■ Task prompt
All of the lines below are to be printed again exactly; images are excluded from the output.

===============

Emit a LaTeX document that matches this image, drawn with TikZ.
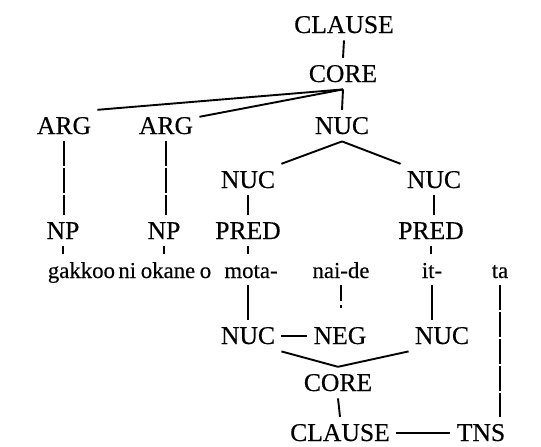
\documentclass[tikz,border=0pt]{standalone}
\usepackage{fontspec}
\setmainfont{Liberation Serif}[FakeBold=0.35]
\usetikzlibrary{calc}
\begin{document}
\begin{tikzpicture}[x=0.5pt,y=-0.5pt,
  lab/.style={font=\fontsize{12.8}{14}\selectfont, inner xsep=3pt, inner ysep=3.5pt, text height=8.4pt, text depth=0pt, anchor=base},
  wd/.style={lab, font=\fontsize{11.4}{14}\selectfont},
  ln/.style={line width=0.95pt},
  seg/.style={ln, dash pattern=on 12.5pt off 1pt},
  bang/.style={ln, dash pattern=on 8pt off 2pt on 1.2pt off 20pt}]
\useasboundingbox (0,0) rectangle (541,446);
\node[lab] (clA) at (344,33) {CLAUSE};
\node[lab] (coA) at (343,82) {CORE};
\node[lab] (arg1) at (64,134) {ARG};
\node[lab] (arg2) at (166,134) {ARG};
\node[lab] (nucA) at (342,134) {NUC};
\node[lab] (nucL) at (248,188) {NUC};
\node[lab] (nucR) at (434,188) {NUC};
\node[lab] (np1) at (63,239) {NP};
\node[lab] (np2) at (164,239) {NP};
\node[lab] (predL) at (248,239) {PRED};
\node[lab] (predR) at (431,239) {PRED};
\node[wd] (w1) at (92,278) {gakkoo\hspace{0.15em}ni};
\node[wd] (w2) at (176,278) {okane\hspace{0.2em}o};
\node[wd] (w3) at (251,278) {mota-};
\node[wd] (w4) at (341,278) {nai-de};
\node[wd] (w5) at (432,278) {it-};
\node[wd] (w6) at (500,278) {ta};
\node[lab] (nucB) at (248,344) {NUC};
\node[lab] (neg) at (340,344) {NEG};
\node[lab] (nucC) at (442,344) {NUC};
\node[lab] (coB) at (338,391) {CORE};
\node[lab] (clB) at (340,441) {CLAUSE};
\node[lab] (tns) at (481,441) {TNS};
\draw[ln] (clA.south) -- (coA.north);
\draw[ln] (arg1.north east) -- (coA.south);
\draw[ln] ($(arg2.north east)+(0,7)$) -- (coA.south);
\draw[ln] (coA.south) -- (nucA.north);
\draw[ln] (nucA.south) -- (nucL.north east);
\draw[ln] (nucA.south) -- (nucR.north west);
\draw[seg] (arg1.south) -- (arg1.south |- np1.north);
\draw[seg] (arg2.south) -- (arg2.south |- np2.north);
\draw[ln] (nucL.south) -- (nucL.south |- predL.north);
\draw[ln] (nucR.south) -- (nucR.south |- predR.north);
\draw[ln] (np1.south) -- (np1.south |- w1.north);
\draw[ln] (np2.south) -- (np2.south |- w2.north);
\draw[ln] (predL.south) -- (predL.south |- w3.north);
\draw[ln] (predR.south) -- (predR.south |- w5.north);
\draw[ln] (predL.south |- w3.south) -- (predL.south |- nucB.north);
\draw[bang] (w4.south) -- (w4.south |- neg.north);
\draw[ln] (w5.south) -- (w5.south |- nucC.north);
\draw[seg] (w6.south) -- (w6.south |- tns.north);
\draw[ln] (nucB.east) -- (neg.west);
\draw[ln] (nucB.south east) -- (coB.north);
\draw[ln] (nucC.south west) -- (coB.north);
\draw[ln] (coB.south) -- (clB.north);
\draw[ln] (clB.east) -- (tns.west);
\end{tikzpicture}
\end{document}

===============

■ Output of the exercise
Emit a LaTeX document that matches this image, drawn with TikZ.
\documentclass[tikz,border=0pt]{standalone}
\usepackage{fontspec}
\setmainfont{Liberation Serif}[FakeBold=0.35]
\usetikzlibrary{calc}
\begin{document}
\begin{tikzpicture}[x=0.5pt,y=-0.5pt,
  lab/.style={font=\fontsize{12.8}{14}\selectfont, inner xsep=3pt, inner ysep=3.5pt, text height=8.4pt, text depth=0pt, anchor=base},
  wd/.style={lab, font=\fontsize{11.4}{14}\selectfont},
  ln/.style={line width=0.95pt},
  seg/.style={ln, dash pattern=on 12.5pt off 1pt},
  bang/.style={ln, dash pattern=on 8pt off 2pt on 1.2pt off 20pt}]
\useasboundingbox (0,0) rectangle (541,446);
\node[lab] (clA) at (344,33) {CLAUSE};
\node[lab] (coA) at (343,82) {CORE};
\node[lab] (arg1) at (64,134) {ARG};
\node[lab] (arg2) at (166,134) {ARG};
\node[lab] (nucA) at (342,134) {NUC};
\node[lab] (nucL) at (248,188) {NUC};
\node[lab] (nucR) at (434,188) {NUC};
\node[lab] (np1) at (63,239) {NP};
\node[lab] (np2) at (164,239) {NP};
\node[lab] (predL) at (248,239) {PRED};
\node[lab] (predR) at (431,239) {PRED};
\node[wd] (w1) at (92,278) {gakkoo\hspace{0.15em}ni};
\node[wd] (w2) at (176,278) {okane\hspace{0.2em}o};
\node[wd] (w3) at (251,278) {mota-};
\node[wd] (w4) at (341,278) {nai-de};
\node[wd] (w5) at (432,278) {it-};
\node[wd] (w6) at (500,278) {ta};
\node[lab] (nucB) at (248,344) {NUC};
\node[lab] (neg) at (340,344) {NEG};
\node[lab] (nucC) at (442,344) {NUC};
\node[lab] (coB) at (338,391) {CORE};
\node[lab] (clB) at (340,441) {CLAUSE};
\node[lab] (tns) at (481,441) {TNS};
\draw[ln] (clA.south) -- (coA.north);
\draw[ln] (arg1.north east) -- (coA.south);
\draw[ln] ($(arg2.north east)+(0,7)$) -- (coA.south);
\draw[ln] (coA.south) -- (nucA.north);
\draw[ln] (nucA.south) -- (nucL.north east);
\draw[ln] (nucA.south) -- (nucR.north west);
\draw[seg] (arg1.south) -- (arg1.south |- np1.north);
\draw[seg] (arg2.south) -- (arg2.south |- np2.north);
\draw[ln] (nucL.south) -- (nucL.south |- predL.north);
\draw[ln] (nucR.south) -- (nucR.south |- predR.north);
\draw[ln] (np1.south) -- (np1.south |- w1.north);
\draw[ln] (np2.south) -- (np2.south |- w2.north);
\draw[ln] (predL.south) -- (predL.south |- w3.north);
\draw[ln] (predR.south) -- (predR.south |- w5.north);
\draw[ln] (predL.south |- w3.south) -- (predL.south |- nucB.north);
\draw[bang] (w4.south) -- (w4.south |- neg.north);
\draw[ln] (w5.south) -- (w5.south |- nucC.north);
\draw[seg] (w6.south) -- (w6.south |- tns.north);
\draw[ln] (nucB.east) -- (neg.west);
\draw[ln] (nucB.south east) -- (coB.north);
\draw[ln] (nucC.south west) -- (coB.north);
\draw[ln] (coB.south) -- (clB.north);
\draw[ln] (clB.east) -- (tns.west);
\end{tikzpicture}
\end{document}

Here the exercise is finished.